[start]

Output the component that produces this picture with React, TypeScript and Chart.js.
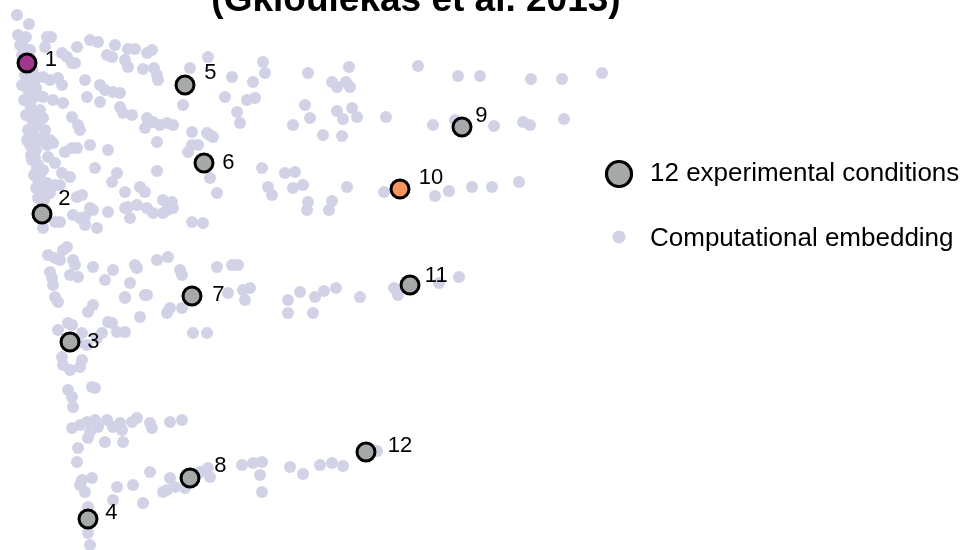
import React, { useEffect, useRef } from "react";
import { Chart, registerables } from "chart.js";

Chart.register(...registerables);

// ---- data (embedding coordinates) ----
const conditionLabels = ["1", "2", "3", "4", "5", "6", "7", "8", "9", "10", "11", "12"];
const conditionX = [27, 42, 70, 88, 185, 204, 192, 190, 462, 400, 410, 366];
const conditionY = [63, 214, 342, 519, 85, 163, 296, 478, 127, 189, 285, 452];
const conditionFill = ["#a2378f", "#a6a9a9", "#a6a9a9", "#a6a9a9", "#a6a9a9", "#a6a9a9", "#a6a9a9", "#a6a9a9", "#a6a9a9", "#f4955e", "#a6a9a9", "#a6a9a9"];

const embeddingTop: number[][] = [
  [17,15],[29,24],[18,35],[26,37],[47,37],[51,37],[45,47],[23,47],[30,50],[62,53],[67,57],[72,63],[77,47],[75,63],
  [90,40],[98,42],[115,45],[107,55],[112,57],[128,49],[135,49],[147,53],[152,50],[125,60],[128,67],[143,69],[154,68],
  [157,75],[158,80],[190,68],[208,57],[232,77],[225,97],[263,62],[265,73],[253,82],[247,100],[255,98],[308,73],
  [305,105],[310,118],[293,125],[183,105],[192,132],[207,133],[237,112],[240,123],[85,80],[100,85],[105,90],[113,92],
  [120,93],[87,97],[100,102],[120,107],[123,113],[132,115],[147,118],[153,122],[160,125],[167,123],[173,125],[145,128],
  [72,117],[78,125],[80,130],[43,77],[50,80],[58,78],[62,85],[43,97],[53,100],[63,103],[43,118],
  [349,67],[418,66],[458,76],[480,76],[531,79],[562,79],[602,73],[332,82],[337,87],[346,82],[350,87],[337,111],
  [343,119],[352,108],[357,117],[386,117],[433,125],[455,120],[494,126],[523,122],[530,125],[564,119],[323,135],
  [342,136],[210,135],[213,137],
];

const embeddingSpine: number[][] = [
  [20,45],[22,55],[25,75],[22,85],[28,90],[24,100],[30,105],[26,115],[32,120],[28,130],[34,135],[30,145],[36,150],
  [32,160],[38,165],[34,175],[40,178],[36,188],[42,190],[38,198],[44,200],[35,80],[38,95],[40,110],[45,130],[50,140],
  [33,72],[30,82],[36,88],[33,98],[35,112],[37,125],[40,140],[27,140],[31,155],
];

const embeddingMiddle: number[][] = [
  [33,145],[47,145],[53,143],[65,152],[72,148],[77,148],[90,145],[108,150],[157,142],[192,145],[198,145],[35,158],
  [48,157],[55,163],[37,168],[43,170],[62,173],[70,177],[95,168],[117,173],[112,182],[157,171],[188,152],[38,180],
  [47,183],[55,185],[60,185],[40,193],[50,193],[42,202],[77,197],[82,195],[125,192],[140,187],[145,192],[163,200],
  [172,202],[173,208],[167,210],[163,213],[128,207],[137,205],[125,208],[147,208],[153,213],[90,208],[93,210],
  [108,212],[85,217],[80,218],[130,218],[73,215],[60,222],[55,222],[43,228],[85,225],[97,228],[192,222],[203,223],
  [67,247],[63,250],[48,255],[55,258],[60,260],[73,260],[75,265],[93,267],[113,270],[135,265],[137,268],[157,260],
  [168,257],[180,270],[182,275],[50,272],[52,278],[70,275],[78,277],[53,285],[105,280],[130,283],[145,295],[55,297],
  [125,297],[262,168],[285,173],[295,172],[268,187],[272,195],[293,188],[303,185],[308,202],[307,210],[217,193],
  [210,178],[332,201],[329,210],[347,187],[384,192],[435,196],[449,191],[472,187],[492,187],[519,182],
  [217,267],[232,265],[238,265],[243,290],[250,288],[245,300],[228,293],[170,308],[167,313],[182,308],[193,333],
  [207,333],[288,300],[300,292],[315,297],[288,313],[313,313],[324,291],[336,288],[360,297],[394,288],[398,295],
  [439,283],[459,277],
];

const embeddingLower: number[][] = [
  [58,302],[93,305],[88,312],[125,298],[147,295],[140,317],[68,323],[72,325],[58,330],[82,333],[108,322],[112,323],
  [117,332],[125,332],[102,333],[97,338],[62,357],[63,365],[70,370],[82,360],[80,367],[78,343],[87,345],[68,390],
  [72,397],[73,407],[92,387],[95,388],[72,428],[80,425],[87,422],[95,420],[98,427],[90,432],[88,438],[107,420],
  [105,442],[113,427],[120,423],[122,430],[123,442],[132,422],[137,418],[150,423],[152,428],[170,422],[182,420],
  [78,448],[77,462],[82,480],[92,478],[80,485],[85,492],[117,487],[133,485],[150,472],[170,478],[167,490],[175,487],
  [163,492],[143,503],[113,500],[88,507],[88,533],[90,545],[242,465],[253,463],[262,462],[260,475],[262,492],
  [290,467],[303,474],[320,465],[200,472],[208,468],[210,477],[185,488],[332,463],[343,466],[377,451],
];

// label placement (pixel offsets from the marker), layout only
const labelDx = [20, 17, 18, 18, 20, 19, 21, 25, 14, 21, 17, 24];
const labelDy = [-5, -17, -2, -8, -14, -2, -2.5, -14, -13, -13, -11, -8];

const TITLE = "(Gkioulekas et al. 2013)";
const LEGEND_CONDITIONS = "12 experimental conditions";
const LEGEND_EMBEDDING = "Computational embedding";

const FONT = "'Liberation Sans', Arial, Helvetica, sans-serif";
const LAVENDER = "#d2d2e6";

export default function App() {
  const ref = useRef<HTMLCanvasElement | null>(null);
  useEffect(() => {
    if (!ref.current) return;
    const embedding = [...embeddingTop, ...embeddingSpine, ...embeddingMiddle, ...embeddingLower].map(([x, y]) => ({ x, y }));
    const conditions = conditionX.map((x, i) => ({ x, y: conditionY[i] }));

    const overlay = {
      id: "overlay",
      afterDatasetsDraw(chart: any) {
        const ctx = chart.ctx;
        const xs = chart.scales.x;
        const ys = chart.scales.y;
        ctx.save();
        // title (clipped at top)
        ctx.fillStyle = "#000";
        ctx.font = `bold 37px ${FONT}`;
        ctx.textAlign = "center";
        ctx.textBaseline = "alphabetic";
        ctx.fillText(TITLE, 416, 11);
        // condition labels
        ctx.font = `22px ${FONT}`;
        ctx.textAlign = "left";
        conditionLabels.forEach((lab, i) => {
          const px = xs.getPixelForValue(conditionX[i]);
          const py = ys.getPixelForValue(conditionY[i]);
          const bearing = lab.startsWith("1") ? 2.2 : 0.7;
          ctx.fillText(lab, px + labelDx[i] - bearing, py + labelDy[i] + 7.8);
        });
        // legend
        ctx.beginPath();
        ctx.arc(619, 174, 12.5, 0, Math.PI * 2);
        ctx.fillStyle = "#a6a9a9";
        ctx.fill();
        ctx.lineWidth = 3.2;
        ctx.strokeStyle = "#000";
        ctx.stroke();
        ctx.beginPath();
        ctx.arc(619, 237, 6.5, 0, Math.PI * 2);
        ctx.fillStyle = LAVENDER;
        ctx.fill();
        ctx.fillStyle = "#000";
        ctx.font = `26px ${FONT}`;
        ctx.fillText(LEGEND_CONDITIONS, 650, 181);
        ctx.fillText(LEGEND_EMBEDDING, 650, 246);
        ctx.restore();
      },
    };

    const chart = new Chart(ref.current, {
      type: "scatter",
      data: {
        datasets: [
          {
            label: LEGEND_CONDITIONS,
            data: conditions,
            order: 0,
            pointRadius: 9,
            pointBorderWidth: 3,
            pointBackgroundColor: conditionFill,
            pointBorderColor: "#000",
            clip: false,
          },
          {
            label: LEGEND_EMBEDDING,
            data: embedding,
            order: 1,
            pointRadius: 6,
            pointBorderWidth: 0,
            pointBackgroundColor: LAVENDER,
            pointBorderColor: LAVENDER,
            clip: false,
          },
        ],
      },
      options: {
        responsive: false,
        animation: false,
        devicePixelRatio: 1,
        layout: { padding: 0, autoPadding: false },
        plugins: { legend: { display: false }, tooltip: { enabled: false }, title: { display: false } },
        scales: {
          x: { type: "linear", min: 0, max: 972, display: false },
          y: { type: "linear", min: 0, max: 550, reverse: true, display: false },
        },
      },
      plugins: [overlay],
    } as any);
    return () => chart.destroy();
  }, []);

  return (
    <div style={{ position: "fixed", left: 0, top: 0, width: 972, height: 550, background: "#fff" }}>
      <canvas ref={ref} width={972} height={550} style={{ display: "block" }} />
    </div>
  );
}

[end]

## EXERCISE INSTRUCTIONS:
Copy out every line with the word "React".

## TASK RESULT:
Output the component that produces this picture with React, TypeScript and Chart.js.
import React, { useEffect, useRef } from "react";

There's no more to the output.